I finally calmed down when I realized Jennifer and baby were fine. We were afraid a c section would be needed.
I have had a week of doubt all the way around and wonder what am I doing?? My tests scores were bad.I deleted videos instead of saving them. I feel miserable and discouraged. I am lonely and find I am getting angry more often then not.
Where is the balance in all of this? I need to find some soon or I feel my chest is going to explode.
Well until next time.

Saturday, September 18, 2010

week 4

This has been a hectic week for me, emotionally and academically.
When I went to take the test I couldn't remember the words to use.
I know the information is in there.
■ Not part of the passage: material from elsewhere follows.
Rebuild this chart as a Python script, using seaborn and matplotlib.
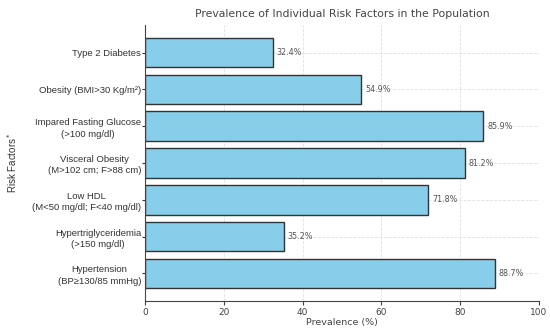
import matplotlib
matplotlib.use("Agg")
import matplotlib.pyplot as plt
import seaborn as sns
import pandas as pd

categories = [
    "Type 2 Diabetes",
    "Obesity (BMI>30 Kg/m²)",
    "Impared Fasting Glucose\n(>100 mg/dl)",
    "Visceral Obesity\n(M>102 cm; F>88 cm)",
    "Low HDL\n(M<50 mg/dl; F<40 mg/dl)",
    "Hypertriglyceridemia\n(>150 mg/dl)",
    "Hypertension\n(BP≥130/85 mmHg)",
]
prevalence = [32.4, 54.9, 85.9, 81.2, 71.8, 35.2, 88.7]
xticks = [0, 20, 40, 60, 80, 100]

df = pd.DataFrame({"factor": categories, "value": prevalence})

sns.set_theme(style="white")
plt.rcParams["font.family"] = ["DejaVu Sans"]

fig = plt.figure(figsize=(5.5, 3.29), dpi=100)
ax = fig.add_axes([0.264, 0.085, 0.716, 0.839])

sns.barplot(data=df, x="value", y="factor", color="#87CEEB", saturation=1,
            edgecolor="#333333", linewidth=1.0, width=0.8, ax=ax, zorder=2)

ax.grid(True, axis="both", linestyle="--", color="#e0e0e0", linewidth=0.6, zorder=0)
ax.set_axisbelow(True)

for i, v in enumerate(prevalence):
    ax.text(v + 1.0, i, f"{v}%", va="center", ha="left", fontsize=5.8, color="#555555")

ax.set_xlim(0, 100)
ax.set_ylim(6.75, -0.75)
ax.set_xticks(xticks)
ax.set_xticklabels([str(t) for t in xticks])
ax.tick_params(axis="x", labelsize=6.5, colors="#444444", length=3, width=0.8, bottom=True, pad=2)
ax.tick_params(axis="y", labelsize=6.8, colors="#333333", length=2, width=0.8, left=True, pad=1)
for lab in ax.get_yticklabels():
    lab.set_multialignment("center")
    lab.set_family(["Liberation Sans", "DejaVu Sans"])
    lab.set_linespacing(1.35)

ax.set_xlabel("Prevalence (%)", fontsize=6.8, color="#444444", labelpad=1)
ax.set_ylabel("Risk Factors$^*$", fontsize=7, color="#333333",
              family=["Liberation Sans", "DejaVu Sans"])
ax.yaxis.set_label_coords(-0.32, 0.5)
ax.set_title("Prevalence of Individual Risk Factors in the Population", fontsize=7.8, color="#444444", pad=6)

for s in ["top", "right"]:
    ax.spines[s].set_visible(False)
for s in ["left", "bottom"]:
    ax.spines[s].set_color("#444444")
    ax.spines[s].set_linewidth(0.8)

fig.savefig("out.png", dpi=100)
I guess taking tests has always been hard for me.
I know I can do this, I know I can.

Saturday, September 11, 2010

week 3

I am 3 weeks into the program and I still feel confused. I must say a lot of it is from trying to navigate thru blackboard. Some of my frustration is also that I need to learn how to write a paper the correct way. I know what i want to say, but it doesn't come out right. I also learned through taking a test that i have a hard time with memorization. There is sooo much to learn. Am I up to this? I know it is in there, but getting it out is another thing.

Sunday, September 5, 2010

2nd week classes

Classes are better, I feel I am learning.I am not good at taking tests. I am still worried about signing. Then I came unglued when Caleb had those seizures. It seems when you leave class life kicks in and it is hard to concentrate.